## [WHAT THIS TASK INVOLVES]
Nothing in the data should change when you return it, but leave the pictures out.

# # #

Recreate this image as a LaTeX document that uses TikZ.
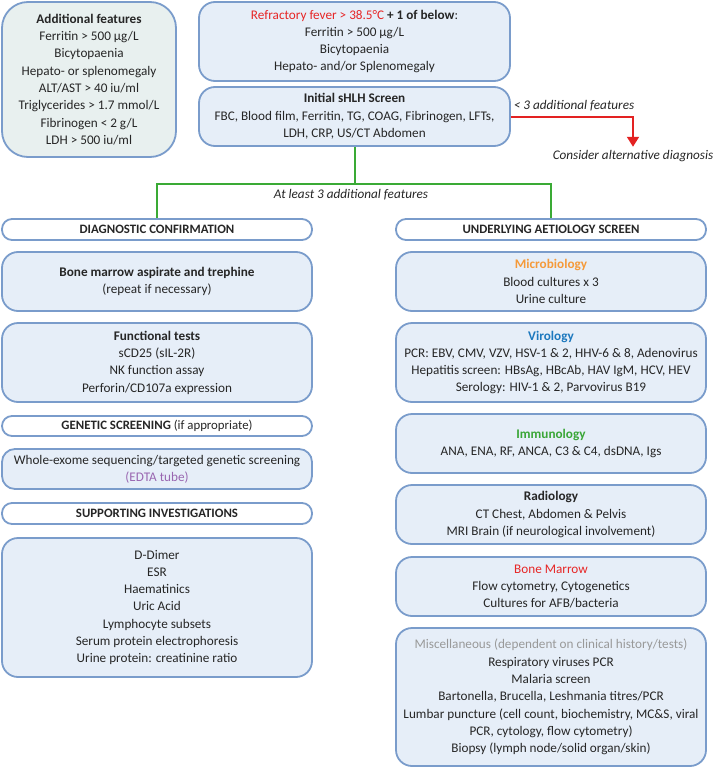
\documentclass[tikz,border=0pt]{standalone}
\usepackage{fontspec}
\setmainfont{Carlito}
\usetikzlibrary{arrows.meta}
\definecolor{boxline}{HTML}{7A9CCB}
\definecolor{boxfill}{HTML}{E6EEF8}
\definecolor{featfill}{HTML}{E8F0EF}
\definecolor{redtxt}{HTML}{E62626}
\definecolor{orangetxt}{HTML}{F59A3A}
\definecolor{bluetxt}{HTML}{1C78BE}
\definecolor{greentxt}{HTML}{3AA637}
\definecolor{greytxt}{HTML}{999999}
\definecolor{purpletxt}{HTML}{9966B0}
\definecolor{linegreen}{HTML}{3AAA35}
\definecolor{linered}{HTML}{E32222}

\begin{document}
\begin{tikzpicture}[x=1pt,y=-1pt,
        every node/.style={font=\fontsize{13.2}{17.3}\selectfont,text=black!85},
        box/.style={draw=boxline,fill=boxfill,line width=1.8pt,rounded corners=16pt,align=center,inner sep=0pt,minimum width=310pt},
        featbox/.style={box,fill=featfill,rounded corners=26pt,minimum width=174pt},
        pill/.style={draw=boxline,fill=white,line width=1.8pt,rounded corners=10pt,align=center,inner sep=0pt,minimum width=310pt,minimum height=21pt,font=\fontsize{12.8}{15}\selectfont},
        lbl/.style={font=\fontsize{13.2}{15}\selectfont\itshape},
        greenline/.style={draw=linegreen,line width=2pt},
        redline/.style={draw=linered,line width=2pt,-{Triangle[width=12pt,length=10pt]}}]
                        \useasboundingbox (0,0) rectangle (714,768);

                        % top row
                        \node (addf) at (89,79.5) [featbox,minimum height=155pt] {\textbf{Additional features}\\Ferritin > 500 µg/L\\Bicytopaenia\\Hepato- or splenomegaly\\ALT/AST > 40 iu/ml\\Triglycerides > 1.7 mmol/L\\Fibrinogen < 2 g/L\\LDH > 500 iu/ml};
                        \node (fever) at (354.5,41.5) [box,minimum width=311pt,minimum height=79pt] {\textcolor{redtxt}{Refractory fever > 38.5°C} \textbf{+ 1 of below}:\\Ferritin > 500 µg/L\\Bicytopaenia\\Hepato- and/or Splenomegaly};
                        \node (screen) at (354.5,116.5) [box,minimum width=311pt,minimum height=59pt] {\textbf{Initial sHLH Screen}\\FBC, Blood film, Ferritin, TG, COAG, Fibrinogen, LFTs,\\LDH, CRP, US/CT Abdomen};
                        \node (lt3) at (574,106) [lbl] {< 3 additional features};
                        \node (alt) at (633,156) [lbl] {Consider alternative diagnosis};
                        \node (ge3) at (351,195) [lbl] {At least 3 additional features};

                        % left column
                        \node (diag) at (157,229.5) [pill] {\textbf{DIAGNOSTIC CONFIRMATION}};
                        \node (bm) at (157,281.5) [box,minimum height=59pt] {\textbf{Bone marrow aspirate and trephine}\\(repeat if necessary)};
                        \node (func) at (157,362.5) [box,minimum height=79pt] {\textbf{Functional tests}\\sCD25 (sIL-2R)\\NK function assay\\Perforin/CD107a expression};
                        \node (gen) at (157,426) [pill,minimum height=20pt] {\textbf{GENETIC SCREENING} (if appropriate)};
                        \node (wes) at (157,469) [box,minimum height=40pt,rounded corners=13pt] {Whole-exome sequencing/targeted genetic screening\\\textcolor{purpletxt}{(EDTA tube)}};
                        \node (supp) at (157,513.5) [pill] {\textbf{SUPPORTING INVESTIGATIONS}};
                        \node (suppl) at (157,607.5) [box,minimum height=139pt] {D-Dimer\\ESR\\Haematinics\\Uric Acid\\Lymphocyte subsets\\Serum protein electrophoresis\\Urine protein: creatinine ratio};

                        % right column
                        \node (aet) at (551,229.5) [pill] {\textbf{UNDERLYING AETIOLOGY SCREEN}};
                        \node (micro) at (551,281.5) [box,minimum height=59pt] {\textcolor{orangetxt}{\textbf{Microbiology}}\\Blood cultures x 3\\Urine culture};
                        \node (viro) at (551,362.5) [box,minimum height=79pt] {\textcolor{bluetxt}{\textbf{Virology}}\\PCR: EBV, CMV, VZV, HSV-1 \& 2, HHV-6 \& 8, Adenovirus\\Hepatitis screen: HBsAg, HBcAb, HAV IgM, HCV, HEV\\Serology: HIV-1 \& 2, Parvovirus B19};
                        \node (immu) at (551,443.5) [box,minimum height=59pt] {\textcolor{greentxt}{\textbf{Immunology}}\\ANA, ENA, RF, ANCA, C3 \& C4, dsDNA, Igs};
                        \node (radio) at (551,514.5) [box,minimum height=59pt] {\textbf{Radiology}\\CT Chest, Abdomen \& Pelvis\\MRI Brain (if neurological involvement)};
                        \node (bmar) at (551,586.5) [box,minimum height=59pt] {\textcolor{redtxt}{Bone Marrow}\\Flow cytometry, Cytogenetics\\Cultures for AFB/bacteria};
                        \node (misc) at (551,697) [box,minimum height=138pt] {\textcolor{greytxt}{Miscellaneous (dependent on clinical history/tests)}\\Respiratory viruses PCR\\Malaria screen\\Bartonella, Brucella, Leshmania titres/PCR\\Lumbar puncture (cell count, biochemistry, MC\&S, viral\\PCR, cytology, flow cytometry)\\Biopsy (lymph node/solid organ/skin)};

                    \draw[redline] (screen.east) -| (alt.north);
                    \draw[greenline] (screen.south) -- ++(0,37) coordinate (gj);
                    \draw[greenline] (diag.north) |- (gj) -| (aet.north);
                \end{tikzpicture}
\end{document}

# # #

## [FINAL RESULT]
Recreate this image as a LaTeX document that uses TikZ.
\documentclass[tikz,border=0pt]{standalone}
\usepackage{fontspec}
\setmainfont{Carlito}
\usetikzlibrary{arrows.meta}
\definecolor{boxline}{HTML}{7A9CCB}
\definecolor{boxfill}{HTML}{E6EEF8}
\definecolor{featfill}{HTML}{E8F0EF}
\definecolor{redtxt}{HTML}{E62626}
\definecolor{orangetxt}{HTML}{F59A3A}
\definecolor{bluetxt}{HTML}{1C78BE}
\definecolor{greentxt}{HTML}{3AA637}
\definecolor{greytxt}{HTML}{999999}
\definecolor{purpletxt}{HTML}{9966B0}
\definecolor{linegreen}{HTML}{3AAA35}
\definecolor{linered}{HTML}{E32222}

\begin{document}
\begin{tikzpicture}[x=1pt,y=-1pt,
        every node/.style={font=\fontsize{13.2}{17.3}\selectfont,text=black!85},
        box/.style={draw=boxline,fill=boxfill,line width=1.8pt,rounded corners=16pt,align=center,inner sep=0pt,minimum width=310pt},
        featbox/.style={box,fill=featfill,rounded corners=26pt,minimum width=174pt},
        pill/.style={draw=boxline,fill=white,line width=1.8pt,rounded corners=10pt,align=center,inner sep=0pt,minimum width=310pt,minimum height=21pt,font=\fontsize{12.8}{15}\selectfont},
        lbl/.style={font=\fontsize{13.2}{15}\selectfont\itshape},
        greenline/.style={draw=linegreen,line width=2pt},
        redline/.style={draw=linered,line width=2pt,-{Triangle[width=12pt,length=10pt]}}]
                        \useasboundingbox (0,0) rectangle (714,768);

                        % top row
                        \node (addf) at (89,79.5) [featbox,minimum height=155pt] {\textbf{Additional features}\\Ferritin > 500 µg/L\\Bicytopaenia\\Hepato- or splenomegaly\\ALT/AST > 40 iu/ml\\Triglycerides > 1.7 mmol/L\\Fibrinogen < 2 g/L\\LDH > 500 iu/ml};
                        \node (fever) at (354.5,41.5) [box,minimum width=311pt,minimum height=79pt] {\textcolor{redtxt}{Refractory fever > 38.5°C} \textbf{+ 1 of below}:\\Ferritin > 500 µg/L\\Bicytopaenia\\Hepato- and/or Splenomegaly};
                        \node (screen) at (354.5,116.5) [box,minimum width=311pt,minimum height=59pt] {\textbf{Initial sHLH Screen}\\FBC, Blood film, Ferritin, TG, COAG, Fibrinogen, LFTs,\\LDH, CRP, US/CT Abdomen};
                        \node (lt3) at (574,106) [lbl] {< 3 additional features};
                        \node (alt) at (633,156) [lbl] {Consider alternative diagnosis};
                        \node (ge3) at (351,195) [lbl] {At least 3 additional features};

                        % left column
                        \node (diag) at (157,229.5) [pill] {\textbf{DIAGNOSTIC CONFIRMATION}};
                        \node (bm) at (157,281.5) [box,minimum height=59pt] {\textbf{Bone marrow aspirate and trephine}\\(repeat if necessary)};
                        \node (func) at (157,362.5) [box,minimum height=79pt] {\textbf{Functional tests}\\sCD25 (sIL-2R)\\NK function assay\\Perforin/CD107a expression};
                        \node (gen) at (157,426) [pill,minimum height=20pt] {\textbf{GENETIC SCREENING} (if appropriate)};
                        \node (wes) at (157,469) [box,minimum height=40pt,rounded corners=13pt] {Whole-exome sequencing/targeted genetic screening\\\textcolor{purpletxt}{(EDTA tube)}};
                        \node (supp) at (157,513.5) [pill] {\textbf{SUPPORTING INVESTIGATIONS}};
                        \node (suppl) at (157,607.5) [box,minimum height=139pt] {D-Dimer\\ESR\\Haematinics\\Uric Acid\\Lymphocyte subsets\\Serum protein electrophoresis\\Urine protein: creatinine ratio};

                        % right column
                        \node (aet) at (551,229.5) [pill] {\textbf{UNDERLYING AETIOLOGY SCREEN}};
                        \node (micro) at (551,281.5) [box,minimum height=59pt] {\textcolor{orangetxt}{\textbf{Microbiology}}\\Blood cultures x 3\\Urine culture};
                        \node (viro) at (551,362.5) [box,minimum height=79pt] {\textcolor{bluetxt}{\textbf{Virology}}\\PCR: EBV, CMV, VZV, HSV-1 \& 2, HHV-6 \& 8, Adenovirus\\Hepatitis screen: HBsAg, HBcAb, HAV IgM, HCV, HEV\\Serology: HIV-1 \& 2, Parvovirus B19};
                        \node (immu) at (551,443.5) [box,minimum height=59pt] {\textcolor{greentxt}{\textbf{Immunology}}\\ANA, ENA, RF, ANCA, C3 \& C4, dsDNA, Igs};
                        \node (radio) at (551,514.5) [box,minimum height=59pt] {\textbf{Radiology}\\CT Chest, Abdomen \& Pelvis\\MRI Brain (if neurological involvement)};
                        \node (bmar) at (551,586.5) [box,minimum height=59pt] {\textcolor{redtxt}{Bone Marrow}\\Flow cytometry, Cytogenetics\\Cultures for AFB/bacteria};
                        \node (misc) at (551,697) [box,minimum height=138pt] {\textcolor{greytxt}{Miscellaneous (dependent on clinical history/tests)}\\Respiratory viruses PCR\\Malaria screen\\Bartonella, Brucella, Leshmania titres/PCR\\Lumbar puncture (cell count, biochemistry, MC\&S, viral\\PCR, cytology, flow cytometry)\\Biopsy (lymph node/solid organ/skin)};

                    \draw[redline] (screen.east) -| (alt.north);
                    \draw[greenline] (screen.south) -- ++(0,37) coordinate (gj);
                    \draw[greenline] (diag.north) |- (gj) -| (aet.north);
                \end{tikzpicture}
\end{document}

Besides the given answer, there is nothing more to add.